───── SOURCE DATA ─────

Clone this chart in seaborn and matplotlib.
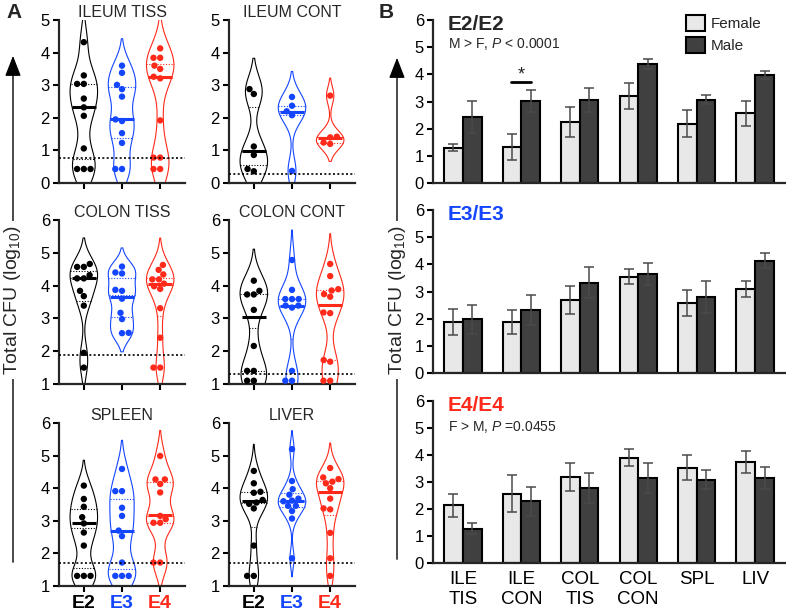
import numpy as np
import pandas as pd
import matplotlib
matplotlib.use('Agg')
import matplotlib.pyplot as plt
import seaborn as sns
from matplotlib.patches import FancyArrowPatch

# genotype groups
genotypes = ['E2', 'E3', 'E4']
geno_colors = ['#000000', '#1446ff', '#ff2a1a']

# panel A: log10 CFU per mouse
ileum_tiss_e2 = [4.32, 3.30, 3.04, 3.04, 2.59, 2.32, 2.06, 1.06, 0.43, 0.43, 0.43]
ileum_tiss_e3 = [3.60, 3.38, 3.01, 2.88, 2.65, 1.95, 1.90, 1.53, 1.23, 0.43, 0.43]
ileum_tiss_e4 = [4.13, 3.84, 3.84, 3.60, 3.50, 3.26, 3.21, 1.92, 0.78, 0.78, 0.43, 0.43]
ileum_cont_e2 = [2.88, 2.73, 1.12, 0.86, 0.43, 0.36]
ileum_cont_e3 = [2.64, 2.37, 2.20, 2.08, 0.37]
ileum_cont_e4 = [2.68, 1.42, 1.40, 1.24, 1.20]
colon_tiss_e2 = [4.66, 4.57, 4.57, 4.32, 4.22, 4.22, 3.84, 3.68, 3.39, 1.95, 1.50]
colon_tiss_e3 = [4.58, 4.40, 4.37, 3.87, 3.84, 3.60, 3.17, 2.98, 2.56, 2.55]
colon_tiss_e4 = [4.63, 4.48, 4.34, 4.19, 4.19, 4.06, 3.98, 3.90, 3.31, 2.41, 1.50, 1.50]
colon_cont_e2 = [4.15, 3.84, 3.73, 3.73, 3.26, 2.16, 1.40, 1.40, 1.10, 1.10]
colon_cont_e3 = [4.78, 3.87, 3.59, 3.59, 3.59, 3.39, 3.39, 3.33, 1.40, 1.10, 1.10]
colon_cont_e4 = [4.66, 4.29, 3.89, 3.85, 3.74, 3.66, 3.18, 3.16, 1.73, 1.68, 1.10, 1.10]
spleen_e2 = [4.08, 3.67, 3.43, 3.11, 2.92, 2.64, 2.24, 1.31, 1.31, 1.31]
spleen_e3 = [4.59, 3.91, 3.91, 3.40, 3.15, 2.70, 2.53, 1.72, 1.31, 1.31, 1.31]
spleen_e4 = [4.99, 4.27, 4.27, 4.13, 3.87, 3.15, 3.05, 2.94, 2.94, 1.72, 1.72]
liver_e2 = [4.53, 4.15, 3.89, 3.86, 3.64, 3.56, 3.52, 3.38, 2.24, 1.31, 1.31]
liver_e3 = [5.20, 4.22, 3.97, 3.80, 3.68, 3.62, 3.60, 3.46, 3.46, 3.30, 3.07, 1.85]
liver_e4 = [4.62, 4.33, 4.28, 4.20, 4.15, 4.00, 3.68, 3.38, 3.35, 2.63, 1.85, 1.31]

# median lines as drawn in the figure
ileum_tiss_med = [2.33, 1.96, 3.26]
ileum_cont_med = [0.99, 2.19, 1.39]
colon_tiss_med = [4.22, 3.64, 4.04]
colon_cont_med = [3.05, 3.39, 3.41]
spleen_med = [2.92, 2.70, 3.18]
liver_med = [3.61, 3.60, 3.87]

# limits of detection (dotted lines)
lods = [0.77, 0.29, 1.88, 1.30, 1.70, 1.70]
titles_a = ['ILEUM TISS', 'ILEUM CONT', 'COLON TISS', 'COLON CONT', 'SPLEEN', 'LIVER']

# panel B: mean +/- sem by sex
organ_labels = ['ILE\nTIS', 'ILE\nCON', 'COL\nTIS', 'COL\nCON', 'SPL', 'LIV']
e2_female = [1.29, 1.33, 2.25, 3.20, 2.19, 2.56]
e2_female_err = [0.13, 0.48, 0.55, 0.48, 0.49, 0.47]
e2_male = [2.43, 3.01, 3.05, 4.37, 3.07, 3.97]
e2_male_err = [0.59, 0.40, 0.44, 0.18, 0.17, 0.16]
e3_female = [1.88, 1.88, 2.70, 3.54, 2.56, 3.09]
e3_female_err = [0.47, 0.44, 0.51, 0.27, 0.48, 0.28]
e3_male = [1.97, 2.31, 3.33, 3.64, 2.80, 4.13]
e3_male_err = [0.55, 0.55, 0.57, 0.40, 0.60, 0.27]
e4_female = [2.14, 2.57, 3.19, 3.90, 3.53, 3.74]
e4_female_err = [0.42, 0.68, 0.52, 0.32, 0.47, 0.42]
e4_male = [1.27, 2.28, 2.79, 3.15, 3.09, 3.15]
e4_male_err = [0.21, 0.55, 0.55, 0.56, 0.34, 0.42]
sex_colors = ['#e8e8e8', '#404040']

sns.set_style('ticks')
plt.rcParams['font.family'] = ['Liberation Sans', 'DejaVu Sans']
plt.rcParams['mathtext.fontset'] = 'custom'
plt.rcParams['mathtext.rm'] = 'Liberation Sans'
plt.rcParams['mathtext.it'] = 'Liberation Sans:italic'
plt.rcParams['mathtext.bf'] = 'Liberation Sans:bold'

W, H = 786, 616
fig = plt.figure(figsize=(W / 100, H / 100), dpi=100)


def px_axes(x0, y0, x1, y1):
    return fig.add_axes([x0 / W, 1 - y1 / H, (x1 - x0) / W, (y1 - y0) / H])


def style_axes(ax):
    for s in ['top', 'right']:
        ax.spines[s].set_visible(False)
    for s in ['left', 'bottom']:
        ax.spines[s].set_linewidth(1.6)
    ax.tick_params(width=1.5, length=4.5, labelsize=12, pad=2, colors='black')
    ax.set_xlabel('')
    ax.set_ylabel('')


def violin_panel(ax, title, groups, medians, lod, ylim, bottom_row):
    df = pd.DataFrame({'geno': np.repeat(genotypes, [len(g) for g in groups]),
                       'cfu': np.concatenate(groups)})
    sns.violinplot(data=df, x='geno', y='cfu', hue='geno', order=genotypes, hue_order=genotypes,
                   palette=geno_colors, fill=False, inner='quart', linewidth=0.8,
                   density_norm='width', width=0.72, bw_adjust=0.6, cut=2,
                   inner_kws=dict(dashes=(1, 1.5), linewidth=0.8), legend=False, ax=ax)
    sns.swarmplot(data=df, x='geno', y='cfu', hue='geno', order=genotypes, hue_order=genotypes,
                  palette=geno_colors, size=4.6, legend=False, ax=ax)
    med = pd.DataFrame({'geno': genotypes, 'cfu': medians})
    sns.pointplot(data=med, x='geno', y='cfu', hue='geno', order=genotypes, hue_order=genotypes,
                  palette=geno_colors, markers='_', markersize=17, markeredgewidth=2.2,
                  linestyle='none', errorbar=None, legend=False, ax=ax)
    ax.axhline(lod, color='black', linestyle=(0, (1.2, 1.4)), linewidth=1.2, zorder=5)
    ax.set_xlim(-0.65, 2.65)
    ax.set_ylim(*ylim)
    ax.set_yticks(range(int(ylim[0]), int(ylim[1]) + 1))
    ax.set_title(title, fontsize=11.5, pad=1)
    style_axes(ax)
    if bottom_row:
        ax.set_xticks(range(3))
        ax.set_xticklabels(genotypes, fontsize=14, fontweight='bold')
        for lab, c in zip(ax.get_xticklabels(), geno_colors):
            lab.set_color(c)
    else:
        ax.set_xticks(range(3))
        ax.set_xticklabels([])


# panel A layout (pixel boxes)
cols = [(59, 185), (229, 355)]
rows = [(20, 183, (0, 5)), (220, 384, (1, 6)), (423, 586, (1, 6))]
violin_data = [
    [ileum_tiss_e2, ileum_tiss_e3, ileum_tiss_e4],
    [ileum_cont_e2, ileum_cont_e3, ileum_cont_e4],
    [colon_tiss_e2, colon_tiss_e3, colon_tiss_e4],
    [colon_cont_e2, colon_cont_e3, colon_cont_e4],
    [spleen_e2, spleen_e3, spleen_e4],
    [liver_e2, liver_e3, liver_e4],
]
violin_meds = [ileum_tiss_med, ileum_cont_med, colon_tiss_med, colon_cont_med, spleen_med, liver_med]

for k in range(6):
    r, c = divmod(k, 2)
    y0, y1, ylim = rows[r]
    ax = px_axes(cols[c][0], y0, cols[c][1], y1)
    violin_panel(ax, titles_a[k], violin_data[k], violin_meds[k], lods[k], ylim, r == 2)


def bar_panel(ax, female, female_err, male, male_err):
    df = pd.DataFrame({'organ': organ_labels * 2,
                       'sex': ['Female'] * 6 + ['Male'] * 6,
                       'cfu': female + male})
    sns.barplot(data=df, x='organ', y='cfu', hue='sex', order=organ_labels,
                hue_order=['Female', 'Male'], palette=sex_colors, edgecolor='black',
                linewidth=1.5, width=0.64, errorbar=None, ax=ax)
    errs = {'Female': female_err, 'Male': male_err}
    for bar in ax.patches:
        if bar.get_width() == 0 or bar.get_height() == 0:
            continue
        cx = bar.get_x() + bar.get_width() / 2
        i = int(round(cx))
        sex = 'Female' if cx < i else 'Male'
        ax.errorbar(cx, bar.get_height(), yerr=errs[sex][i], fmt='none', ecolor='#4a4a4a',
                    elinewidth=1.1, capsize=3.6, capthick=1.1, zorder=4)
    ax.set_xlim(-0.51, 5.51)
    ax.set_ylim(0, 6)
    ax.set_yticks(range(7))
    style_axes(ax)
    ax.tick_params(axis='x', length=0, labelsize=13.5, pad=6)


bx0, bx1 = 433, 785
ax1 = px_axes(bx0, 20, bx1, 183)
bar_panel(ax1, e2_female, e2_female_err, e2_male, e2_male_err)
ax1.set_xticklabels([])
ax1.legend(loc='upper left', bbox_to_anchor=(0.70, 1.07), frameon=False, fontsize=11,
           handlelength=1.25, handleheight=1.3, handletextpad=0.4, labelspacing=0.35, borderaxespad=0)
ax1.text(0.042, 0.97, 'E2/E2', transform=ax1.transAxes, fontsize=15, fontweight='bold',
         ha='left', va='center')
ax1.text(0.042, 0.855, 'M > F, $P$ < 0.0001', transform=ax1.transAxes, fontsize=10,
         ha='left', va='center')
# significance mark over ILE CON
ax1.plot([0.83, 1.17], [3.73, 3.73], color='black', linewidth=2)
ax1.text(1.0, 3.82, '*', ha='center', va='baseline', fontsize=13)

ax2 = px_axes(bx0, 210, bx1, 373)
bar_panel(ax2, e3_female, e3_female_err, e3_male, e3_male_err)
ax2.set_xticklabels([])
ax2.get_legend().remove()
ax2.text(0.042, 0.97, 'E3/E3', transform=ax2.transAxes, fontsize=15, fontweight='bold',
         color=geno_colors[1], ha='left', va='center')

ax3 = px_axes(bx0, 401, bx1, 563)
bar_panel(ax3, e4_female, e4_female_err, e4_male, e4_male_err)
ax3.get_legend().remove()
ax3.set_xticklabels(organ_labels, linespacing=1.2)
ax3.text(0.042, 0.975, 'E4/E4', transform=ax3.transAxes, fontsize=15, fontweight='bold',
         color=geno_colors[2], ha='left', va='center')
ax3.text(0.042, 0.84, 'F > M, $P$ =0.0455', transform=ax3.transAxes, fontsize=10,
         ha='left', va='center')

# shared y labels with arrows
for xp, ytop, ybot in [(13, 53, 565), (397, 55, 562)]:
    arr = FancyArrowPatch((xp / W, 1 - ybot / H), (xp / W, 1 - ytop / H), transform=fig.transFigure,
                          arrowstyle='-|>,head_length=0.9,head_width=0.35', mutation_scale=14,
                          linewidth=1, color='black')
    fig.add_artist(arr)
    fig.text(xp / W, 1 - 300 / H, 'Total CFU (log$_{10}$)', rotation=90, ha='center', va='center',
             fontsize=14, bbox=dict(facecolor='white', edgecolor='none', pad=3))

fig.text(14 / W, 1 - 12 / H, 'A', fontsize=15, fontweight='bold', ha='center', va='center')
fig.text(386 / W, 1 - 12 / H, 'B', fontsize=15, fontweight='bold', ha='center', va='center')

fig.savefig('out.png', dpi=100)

─────

STATED EXERCISE -> Please quote the lines of the material, beginning with the first and ending with the one that contains "geno_colors = ['#000000', '#1446ff', '#ff2a1a']", exactly as written and without any pictures.

SOLUTION BELOW ->
Clone this chart in seaborn and matplotlib.
import numpy as np
import pandas as pd
import matplotlib
matplotlib.use('Agg')
import matplotlib.pyplot as plt
import seaborn as sns
from matplotlib.patches import FancyArrowPatch

# genotype groups
genotypes = ['E2', 'E3', 'E4']
geno_colors = ['#000000', '#1446ff', '#ff2a1a']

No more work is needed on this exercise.